Copy the material that follows word for word and omit its pictures.
[START SOURCE EXCERPT]
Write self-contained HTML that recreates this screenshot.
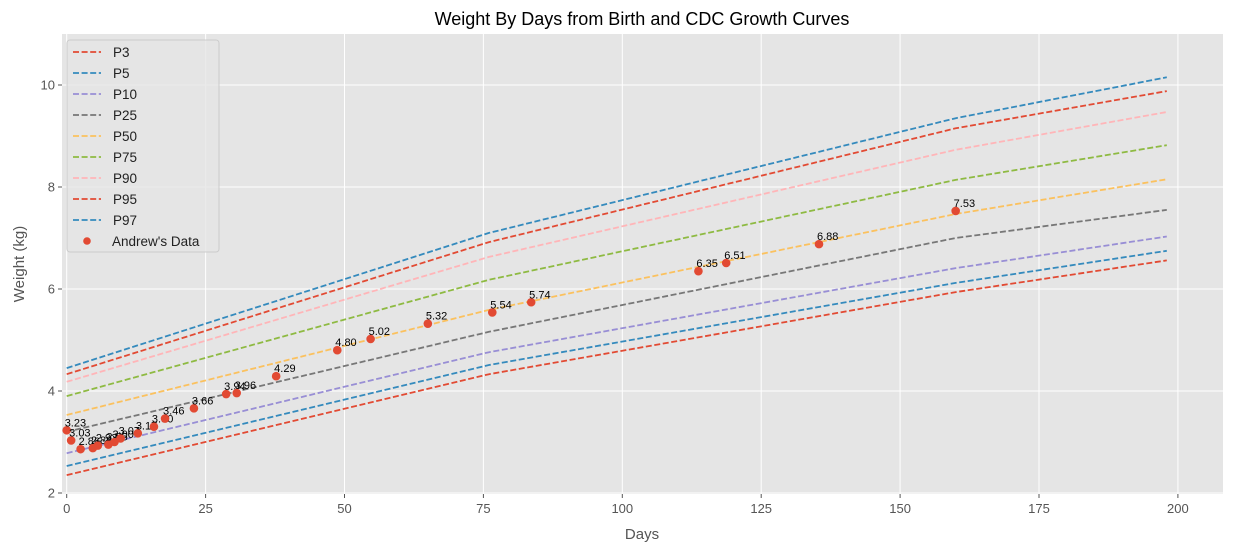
<!DOCTYPE html>
<html><head><meta charset="utf-8"><style>
body{margin:0;background:#fff;}
svg text{font-family:"Liberation Sans","DejaVu Sans",sans-serif;}
</style></head><body>
<svg id="chart" width="1233" height="552" xmlns="http://www.w3.org/2000/svg">
<text x="642" y="25" font-size="18" text-anchor="middle" fill="#000">Weight By Days from Birth and CDC Growth Curves</text>
<rect x="62" y="34" width="1161" height="460" fill="#e5e5e5"/>
<g id="grid"></g>
<g id="ticks"></g>
<g id="curves"></g>
<g id="points"></g>
<text x="642" y="539" font-size="15" text-anchor="middle" fill="#555">Days</text>
<text x="24" y="264" font-size="15" text-anchor="middle" fill="#555" transform="rotate(-90 24 264)">Weight (kg)</text>
<g id="legend"></g>
</svg>
<script>
const curveNames=["P3","P5","P10","P25","P50","P75","P90","P95","P97"];
const curveColors=["#E24A33","#348ABD","#988ED5","#777777","#FBC15E","#8EBA42","#FFB5B8","#E24A33","#348ABD"];
const curveDays=[0,76,160,198];
const P3=[2.35,4.33,5.94,6.56];
const P5=[2.53,4.51,6.12,6.75];
const P10=[2.78,4.76,6.41,7.03];
const P25=[3.20,5.16,7.00,7.55];
const P50=[3.53,5.59,7.47,8.15];
const P75=[3.90,6.18,8.14,8.82];
const P90=[4.18,6.63,8.73,9.47];
const P95=[4.33,6.92,9.15,9.88];
const P97=[4.45,7.10,9.35,10.15];
const curveValues=[P3,P5,P10,P25,P50,P75,P90,P95,P97];
const dataDays=[0,0.8,2.5,4.7,5.6,7.5,8.6,9.7,12.8,15.7,17.7,22.9,28.7,30.6,37.7,48.7,54.7,65,76.6,83.6,113.7,118.7,135.4,160];
const dataWeights=[3.23,3.03,2.86,2.88,2.93,2.95,3.00,3.07,3.17,3.30,3.46,3.66,3.94,3.96,4.29,4.80,5.02,5.32,5.54,5.74,6.35,6.51,6.88,7.53];
const xTicks=[0,25,50,75,100,125,150,175,200];
const yTicks=[2,4,6,8,10];

const NS="http://www.w3.org/2000/svg";
const X=d=>66.7+d*5.556;
const Y=v=>493-(v-2)*51;
function mk(tag,attrs,parent){const e=document.createElementNS(NS,tag);for(const k in attrs)e.setAttribute(k,attrs[k]);parent.appendChild(e);return e;}
const grid=document.getElementById('grid'),ticks=document.getElementById('ticks');
xTicks.forEach(t=>{
  const l=mk('line',{x1:X(t),x2:X(t),y1:34,y2:494,stroke:'#fff','stroke-width':1},grid);
  
  
  mk('line',{x1:X(t),x2:X(t),y1:494,y2:498,stroke:'#555'},ticks);
  const tx=mk('text',{x:X(t),y:513,'font-size':13,'text-anchor':'middle',fill:'#555'},ticks);
  tx.textContent=t;
  
  
});
yTicks.forEach(t=>{
  const l=mk('line',{x1:62,x2:1223,y1:Y(t),y2:Y(t),stroke:'#fff','stroke-width':1},grid);
  
  
  mk('line',{x1:58,x2:62,y1:Y(t),y2:Y(t),stroke:'#555'},ticks);
  const tx=mk('text',{x:55,y:Y(t)+4.5,'font-size':13,'text-anchor':'end',fill:'#555'},ticks);
  tx.textContent=t;
  
  
});
const curves=document.getElementById('curves');
curveValues.forEach((vals,i)=>{
  const pts=vals.map((v,j)=>X(curveDays[j]).toFixed(1)+','+Y(v).toFixed(1)).join(' ');
  const p=mk('polyline',{points:pts,fill:'none',stroke:curveColors[i],'stroke-width':1.8,'stroke-dasharray':'6,2.6'},curves);
  
  
});
const pg=document.getElementById('points');
dataDays.forEach((d,i)=>{
  const c=mk('circle',{cx:X(d),cy:Y(dataWeights[i]),r:4.3,fill:'#E24A33'},pg);
  
  
  const t=mk('text',{x:X(d)-2,y:Y(dataWeights[i])-4,'font-size':11,fill:'#000'},pg);
  t.textContent=dataWeights[i].toFixed(2);
  
  
});
const lg=document.getElementById('legend');
const box=mk('rect',{x:67,y:40,width:152,height:212,rx:3,fill:'#e5e5e5','fill-opacity':0.8,stroke:'#ccc'},lg);


curveNames.forEach((n,i)=>{
  const y=52+i*21;
  const l=mk('line',{x1:73,x2:101,y1:y,y2:y,stroke:curveColors[i],'stroke-width':1.8,'stroke-dasharray':'6,2.6'},lg);
  
  
  const t=mk('text',{x:113,y:y+5,'font-size':13.5,fill:'#222'},lg);
  t.textContent=n;
  
  
});
const lc=mk('circle',{cx:87,cy:241,r:3.8,fill:'#E24A33'},lg);


const lt=mk('text',{x:112,y:246,'font-size':13.5,fill:'#222'},lg);
lt.textContent="Andrew's Data";


</script>
</body></html>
[END SOURCE EXCERPT]
• [EXERCISE SOLUTION]:
Write self-contained HTML that recreates this screenshot.
<!DOCTYPE html>
<html><head><meta charset="utf-8"><style>
body{margin:0;background:#fff;}
svg text{font-family:"Liberation Sans","DejaVu Sans",sans-serif;}
</style></head><body>
<svg id="chart" width="1233" height="552" xmlns="http://www.w3.org/2000/svg">
<text x="642" y="25" font-size="18" text-anchor="middle" fill="#000">Weight By Days from Birth and CDC Growth Curves</text>
<rect x="62" y="34" width="1161" height="460" fill="#e5e5e5"/>
<g id="grid"></g>
<g id="ticks"></g>
<g id="curves"></g>
<g id="points"></g>
<text x="642" y="539" font-size="15" text-anchor="middle" fill="#555">Days</text>
<text x="24" y="264" font-size="15" text-anchor="middle" fill="#555" transform="rotate(-90 24 264)">Weight (kg)</text>
<g id="legend"></g>
</svg>
<script>
const curveNames=["P3","P5","P10","P25","P50","P75","P90","P95","P97"];
const curveColors=["#E24A33","#348ABD","#988ED5","#777777","#FBC15E","#8EBA42","#FFB5B8","#E24A33","#348ABD"];
const curveDays=[0,76,160,198];
const P3=[2.35,4.33,5.94,6.56];
const P5=[2.53,4.51,6.12,6.75];
const P10=[2.78,4.76,6.41,7.03];
const P25=[3.20,5.16,7.00,7.55];
const P50=[3.53,5.59,7.47,8.15];
const P75=[3.90,6.18,8.14,8.82];
const P90=[4.18,6.63,8.73,9.47];
const P95=[4.33,6.92,9.15,9.88];
const P97=[4.45,7.10,9.35,10.15];
const curveValues=[P3,P5,P10,P25,P50,P75,P90,P95,P97];
const dataDays=[0,0.8,2.5,4.7,5.6,7.5,8.6,9.7,12.8,15.7,17.7,22.9,28.7,30.6,37.7,48.7,54.7,65,76.6,83.6,113.7,118.7,135.4,160];
const dataWeights=[3.23,3.03,2.86,2.88,2.93,2.95,3.00,3.07,3.17,3.30,3.46,3.66,3.94,3.96,4.29,4.80,5.02,5.32,5.54,5.74,6.35,6.51,6.88,7.53];
const xTicks=[0,25,50,75,100,125,150,175,200];
const yTicks=[2,4,6,8,10];

const NS="http://www.w3.org/2000/svg";
const X=d=>66.7+d*5.556;
const Y=v=>493-(v-2)*51;
function mk(tag,attrs,parent){const e=document.createElementNS(NS,tag);for(const k in attrs)e.setAttribute(k,attrs[k]);parent.appendChild(e);return e;}
const grid=document.getElementById('grid'),ticks=document.getElementById('ticks');
xTicks.forEach(t=>{
  const l=mk('line',{x1:X(t),x2:X(t),y1:34,y2:494,stroke:'#fff','stroke-width':1},grid);
  
  
  mk('line',{x1:X(t),x2:X(t),y1:494,y2:498,stroke:'#555'},ticks);
  const tx=mk('text',{x:X(t),y:513,'font-size':13,'text-anchor':'middle',fill:'#555'},ticks);
  tx.textContent=t;
  
  
});
yTicks.forEach(t=>{
  const l=mk('line',{x1:62,x2:1223,y1:Y(t),y2:Y(t),stroke:'#fff','stroke-width':1},grid);
  
  
  mk('line',{x1:58,x2:62,y1:Y(t),y2:Y(t),stroke:'#555'},ticks);
  const tx=mk('text',{x:55,y:Y(t)+4.5,'font-size':13,'text-anchor':'end',fill:'#555'},ticks);
  tx.textContent=t;
  
  
});
const curves=document.getElementById('curves');
curveValues.forEach((vals,i)=>{
  const pts=vals.map((v,j)=>X(curveDays[j]).toFixed(1)+','+Y(v).toFixed(1)).join(' ');
  const p=mk('polyline',{points:pts,fill:'none',stroke:curveColors[i],'stroke-width':1.8,'stroke-dasharray':'6,2.6'},curves);
  
  
});
const pg=document.getElementById('points');
dataDays.forEach((d,i)=>{
  const c=mk('circle',{cx:X(d),cy:Y(dataWeights[i]),r:4.3,fill:'#E24A33'},pg);
  
  
  const t=mk('text',{x:X(d)-2,y:Y(dataWeights[i])-4,'font-size':11,fill:'#000'},pg);
  t.textContent=dataWeights[i].toFixed(2);
  
  
});
const lg=document.getElementById('legend');
const box=mk('rect',{x:67,y:40,width:152,height:212,rx:3,fill:'#e5e5e5','fill-opacity':0.8,stroke:'#ccc'},lg);


curveNames.forEach((n,i)=>{
  const y=52+i*21;
  const l=mk('line',{x1:73,x2:101,y1:y,y2:y,stroke:curveColors[i],'stroke-width':1.8,'stroke-dasharray':'6,2.6'},lg);
  
  
  const t=mk('text',{x:113,y:y+5,'font-size':13.5,fill:'#222'},lg);
  t.textContent=n;
  
  
});
const lc=mk('circle',{cx:87,cy:241,r:3.8,fill:'#E24A33'},lg);


const lt=mk('text',{x:112,y:246,'font-size':13.5,fill:'#222'},lg);
lt.textContent="Andrew's Data";


</script>
</body></html>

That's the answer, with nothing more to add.